Task instructions
Nothing but the lines from the line with "Output the LaTeX" to the line with "(62.3,65.2) -- (62.3,10.0);", both included, is to be repeated, and those exactly. Leave out the pictures.

Data records
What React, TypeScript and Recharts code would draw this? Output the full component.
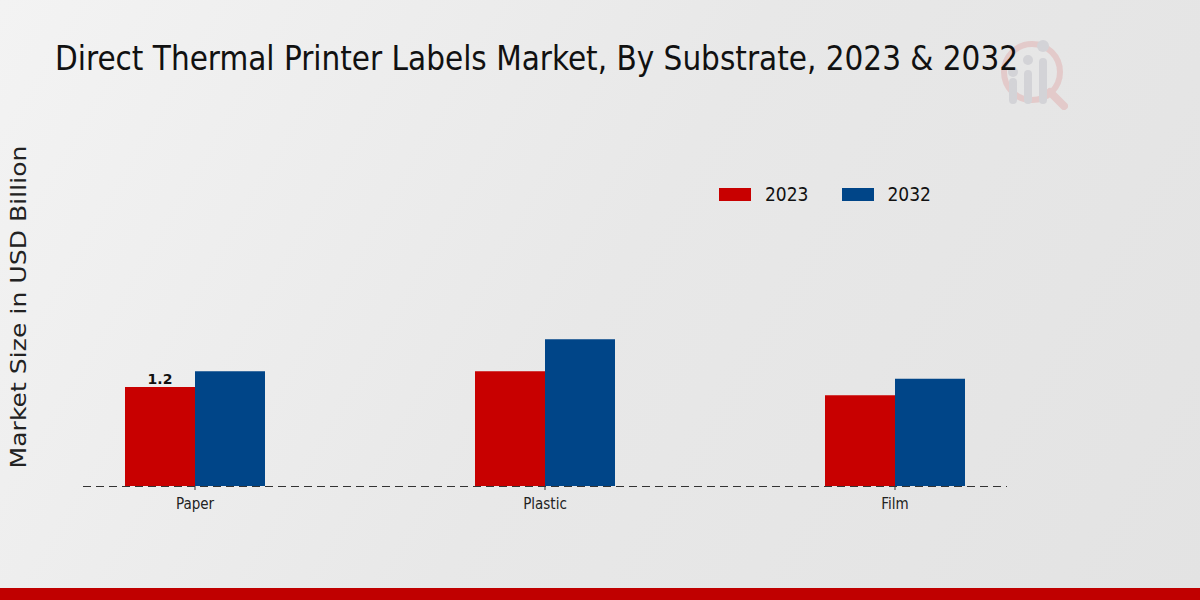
import React from "react";
import { BarChart, Bar, XAxis, YAxis, Legend, LabelList } from "recharts";

const categories = ["Paper", "Plastic", "Film"];
const values2023 = [1.2, 1.39, 1.1];
const values2032 = [1.39, 1.78, 1.3];
const seriesNames = ["2023", "2032"];
const seriesColors = ["#c80000", "#004588"];

const data = categories.map((c, i) => ({
  name: c,
  y2023: values2023[i],
  y2032: values2032[i],
}));

const renderLegend = (props: any) => {
  const { payload } = props;
  return (
    <div style={{ display: "flex", fontFamily: "DejaVu Sans Condensed, DejaVu Sans", fontSize: 19, color: "#111" }}>
      {payload.map((p: any, i: number) => (
        <div key={i} style={{ display: "flex", alignItems: "center", marginRight: i === 0 ? 33 : 0 }}>
          <div style={{ width: 32, height: 13, background: p.color, marginRight: 14 }} />
          <span>{p.value}</span>
        </div>
      ))}
    </div>
  );
};

const firstLabel = (props: any) => {
  const { x, y, width, value, index } = props;
  if (index !== 0) return null;
  return (
    <text x={x + width / 2} y={y - 3} textAnchor="middle" fontFamily="DejaVu Sans" fontWeight="bold" fontSize={14} fill="#111">
      {value}
    </text>
  );
};

export default function App() {
  return (
    <div style={{ position: "fixed", left: 0, top: 0, width: 1200, height: 600, overflow: "hidden", background: "linear-gradient(120deg, #f3f3f3 0%, #e8e8e8 50%, #e3e3e3 100%)" }}>
      <BarChart
        width={1200}
        height={600}
        data={data}
        margin={{ top: 156, right: 130, bottom: 84, left: 20 }}
        barCategoryGap="30%"
        barGap={0}
      >
        <XAxis
          dataKey="name"
          height={30}
          axisLine={false}
          tickLine={{ stroke: "#333" }}
          tickSize={4}
          tickMargin={8}
          tick={{ fontFamily: "DejaVu Sans Condensed, DejaVu Sans", fontSize: 15, fill: "#222" }}
        />
        <YAxis hide width={0} domain={[0, 4]} />
        <Legend
          layout="horizontal"
          verticalAlign="middle"
          align="center"
          content={renderLegend}
          wrapperStyle={{ position: "absolute", top: 183, left: 719, width: "auto" }}
        />
        <Bar dataKey="y2023" name={seriesNames[0]} fill={seriesColors[0]} barSize={70} isAnimationActive={false}>
          <LabelList dataKey="y2023" content={firstLabel} />
        </Bar>
        <Bar dataKey="y2032" name={seriesNames[1]} fill={seriesColors[1]} barSize={70} isAnimationActive={false} />
      </BarChart>
      <svg width={1200} height={600} style={{ position: "absolute", left: 0, top: 0, pointerEvents: "none" }}>
        <g opacity={0.9}>
          <circle cx={1032} cy={72} r={28} fill="none" stroke="#e3c8c8" strokeWidth={6} />
          <line x1={1050} y1={92} x2={1064} y2={106} stroke="#e3c8c8" strokeWidth={8} strokeLinecap="round" />
          <rect x={1009} y={78} width={8} height={26} rx={4} fill="#d2d2d6" />
          <rect x={1024} y={70} width={8} height={34} rx={4} fill="#d2d2d6" />
          <rect x={1039} y={58} width={8} height={46} rx={4} fill="#d2d2d6" />
          <circle cx={1013} cy={72} r={5} fill="#d2d2d6" />
          <circle cx={1028} cy={60} r={5} fill="#d2d2d6" />
          <circle cx={1043} cy={46} r={6} fill="#d2d2d6" />
        </g>
        <text x={55} y={70} fontFamily="DejaVu Sans Condensed, DejaVu Sans" fontSize={34} fill="#111" textLength={963} lengthAdjust="spacingAndGlyphs">
          Direct Thermal Printer Labels Market, By Substrate, 2023 &amp; 2032
        </text>
        <text
          x={0}
          y={0}
          transform="translate(26,307) rotate(-90)"
          textAnchor="middle"
          fontFamily="DejaVu Sans"
          fontSize={22}
          fill="#222"
          textLength={323}
          lengthAdjust="spacingAndGlyphs"
        >
          Market Size in USD Billion
        </text>
        <line x1={83} y1={486.5} x2={1007} y2={486.5} stroke="#333" strokeWidth={1} strokeDasharray="8 5" />
        <rect x={0} y={588} width={1200} height={12} fill="#c00000" />
      </svg>
    </div>
  );
}
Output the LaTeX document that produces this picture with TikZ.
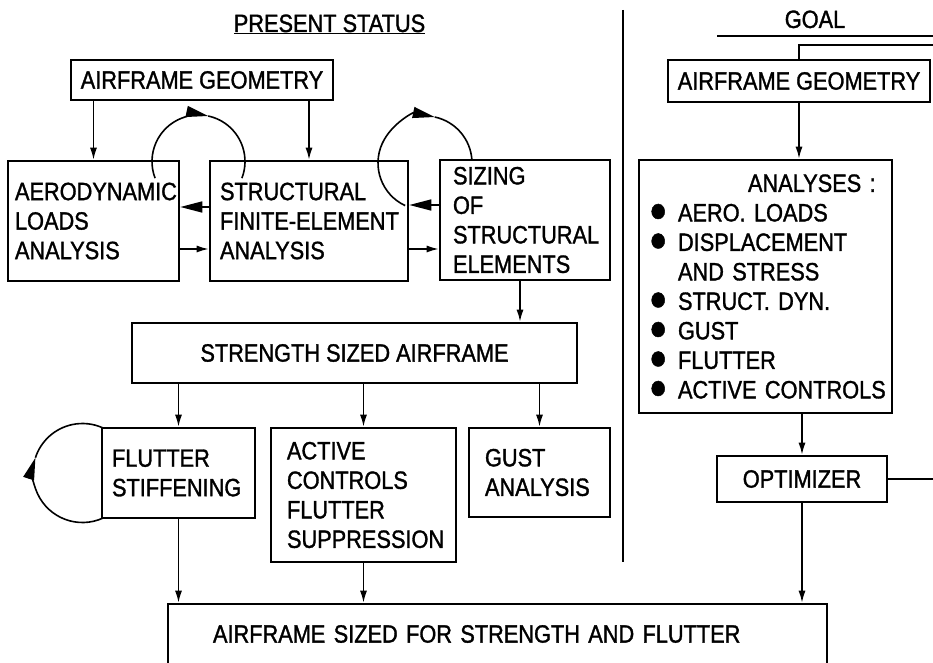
\documentclass[tikz,border=0pt]{standalone}
\usepackage{fontspec}
\setmainfont{Liberation Sans}[FakeStretch=0.87, FakeBold=1.3]
\usetikzlibrary{arrows.meta}

\newcommand\dotitem{\makebox[25pt][l]{\hspace*{-4pt}\scalebox{1.4}{●}}}
\newcommand\boxfont{\fontsize{25}{29.5}\selectfont\hyphenpenalty=10000 \exhyphenpenalty=10000 }

\begin{document}
\begin{tikzpicture}[x=10pt, y=10pt,
  box/.style={draw, line width=2.6pt, inner sep=0pt, font=\boxfont},
  arr/.style={line width=1.6pt, -{Latex[length=12pt,width=7pt]}},
  bigarr/.style={line width=1.6pt, -{Triangle[length=22pt,width=11pt]}},
  wire/.style={line width=1.6pt},
  title/.style={font=\boxfont, inner sep=0pt, anchor=base}]
  \useasboundingbox (0,0) rectangle (93.3,66.2);

  % headings and divider
  \node[title] (present) at (32.95,63.0) {\underline{PRESENT STATUS}};
  \node[title] (goal) at (81.5,63.4) {GOAL};
  \draw[wire] (71.7,62.6) -- (93.3,62.6);
  \draw[line width=1.5pt] (62.3,65.2) -- (62.3,10.0);

  % present status
  \node[box, minimum width=262pt, minimum height=40pt] (geoL) at (20.2,58.2) {AIRFRAME GEOMETRY};
  \node[box, align=left, text width=157pt, inner xsep=7pt, minimum height=120pt] (aero) at (9.35,44.1) {AERODYNAMIC\\LOADS\\ANALYSIS};
  \node[box, align=left, text width=178pt, inner xsep=10pt, minimum height=120pt] (struct) at (30.9,44.1) {STRUCTURAL\\FINITE-ELEMENT\\ANALYSIS};
  \node[box, align=left, text width=144pt, inner xsep=13pt, minimum height=120pt] (sizing) at (52.5,44.2) {SIZING\\OF\\STRUCTURAL\\ELEMENTS};
  \node[box, minimum width=445pt, minimum height=60pt] (strength) at (35.45,30.9) {STRENGTH SIZED AIRFRAME};
  \node[box, align=left, text width=133pt, inner xsep=10pt, minimum height=90pt] (flutter) at (17.85,18.9) {FLUTTER\\STIFFENING};
  \node[box, align=left, text width=153pt, inner xsep=16pt, minimum height=134pt] (active) at (36.35,16.7) {ACTIVE\\CONTROLS\\FLUTTER\\SUPPRESSION};
  \node[box, align=left, text width=109pt, inner xsep=16pt, minimum height=89pt] (gust) at (53.95,18.95) {GUST\\ANALYSIS};
  \node[box, align=left, text width=569pt, inner xsep=45pt, minimum height=60pt] (final) at (49.75,2.8) {AIRFRAME SIZED FOR STRENGTH AND FLUTTER};

  % goal
  \node[box, minimum width=262pt, minimum height=42pt] (geoR) at (79.9,58.1) {AIRFRAME GEOMETRY};
  \node[box, align=left, text width=225pt, inner xsep=14pt, minimum height=253pt] (ana) at (76.55,37.55)
    {\hspace*{95pt}ANALYSES~:\\ \dotitem AERO.~LOADS\\ \dotitem DISPLACEMENT\\ \hspace*{25pt}AND~STRESS\\
     \dotitem STRUCT.~DYN.\\ \dotitem GUST\\ \dotitem FLUTTER\\ \dotitem ACTIVE~CONTROLS};
  \node[box, minimum width=170pt, minimum height=46pt] (opt) at (80.2,18.3) {OPTIMIZER};

  % connectors
  \draw[arr] (aero.north |- geoL.south) -- (aero.north);
  \draw[arr] (struct.north |- geoL.south) -- (struct.north);
  \draw[arr] ([yshift=-28pt]aero.east) -- ([yshift=-28pt]aero.east -| struct.west);
  \draw[arr] ([yshift=-28pt]struct.east) -- ([yshift=-28pt]struct.east -| sizing.west);
  \draw[bigarr] ([yshift=14pt]struct.west) -- ([yshift=14pt]struct.west -| aero.east);
  \draw[bigarr] ([yshift=15pt]sizing.west) -- ([yshift=15pt]sizing.west -| struct.east);
  \draw[arr] ([xshift=-5pt]sizing.south) -- ([xshift=-5pt]sizing.south |- strength.north);
  \draw[arr] (flutter.north |- strength.south) -- (flutter.north);
  \draw[arr] (active.north |- strength.south) -- (active.north);
  \draw[arr] (gust.north |- strength.south) -- (gust.north);
  \draw[arr] (flutter.south) -- (flutter.south |- final.north);
  \draw[arr] (active.south) -- (active.south |- final.north);
  \draw[arr] (geoR.south) -- (geoR.south |- ana.north);
  \draw[arr] (opt.north |- ana.south) -- (opt.north);
  \draw[arr] (opt.south) -- (opt.south |- final.north);
  \coordinate (edge) at (93.6,61.7);
  \draw[wire] (opt.east) -- (opt.east -| edge) -- (edge) -- (edge -| geoR.north) -- (geoR.north);

  % iteration loops
  \coordinate (c1) at (19.85,50.05);
  \coordinate (c2) at (42.5,49.9);
  \coordinate (c3) at (8.25,18.9);
  \draw[bigarr] (c1) ++(201:46.5pt) arc[start angle=201, end angle=78, radius=46.5pt];
  \draw[wire] (c1) ++(78:46.5pt) arc[start angle=78, end angle=-21, radius=46.5pt];
  \draw[bigarr] (c2) ++(245:47pt) arc[start angle=245, end angle=78, radius=47pt];
  \draw[wire] (c2) ++(78:47pt) arc[start angle=78, end angle=3, radius=47pt];
  \draw[bigarr] (c3) ++(294.5:49.5pt) arc[start angle=294.5, end angle=162, radius=49.5pt];
  \draw[wire] (c3) ++(162:49.5pt) arc[start angle=162, end angle=65.5, radius=49.5pt];
\end{tikzpicture}
\end{document}
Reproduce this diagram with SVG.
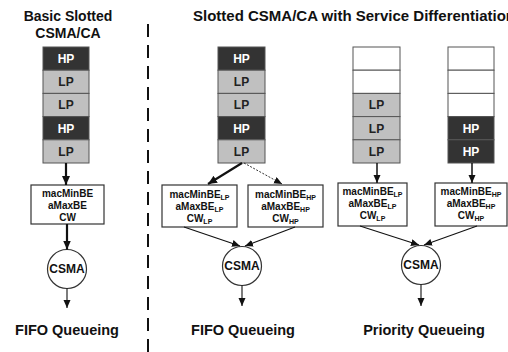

Solution
Output the LaTeX document that produces this picture with TikZ.
\documentclass[tikz,border=0pt]{standalone}
\usepackage{fontspec}
\setmainfont{Liberation Sans}[FakeStretch=0.87, FakeBold=1.3]
\usetikzlibrary{arrows.meta}

\newcommand\dotitem{\makebox[25pt][l]{\hspace*{-4pt}\scalebox{1.4}{●}}}
\newcommand\boxfont{\fontsize{25}{29.5}\selectfont\hyphenpenalty=10000 \exhyphenpenalty=10000 }

\begin{document}
\begin{tikzpicture}[x=10pt, y=10pt,
  box/.style={draw, line width=2.6pt, inner sep=0pt, font=\boxfont},
  arr/.style={line width=1.6pt, -{Latex[length=12pt,width=7pt]}},
  bigarr/.style={line width=1.6pt, -{Triangle[length=22pt,width=11pt]}},
  wire/.style={line width=1.6pt},
  title/.style={font=\boxfont, inner sep=0pt, anchor=base}]
  \useasboundingbox (0,0) rectangle (93.3,66.2);

  % headings and divider
  \node[title] (present) at (32.95,63.0) {\underline{PRESENT STATUS}};
  \node[title] (goal) at (81.5,63.4) {GOAL};
  \draw[wire] (71.7,62.6) -- (93.3,62.6);
  \draw[line width=1.5pt] (62.3,65.2) -- (62.3,10.0);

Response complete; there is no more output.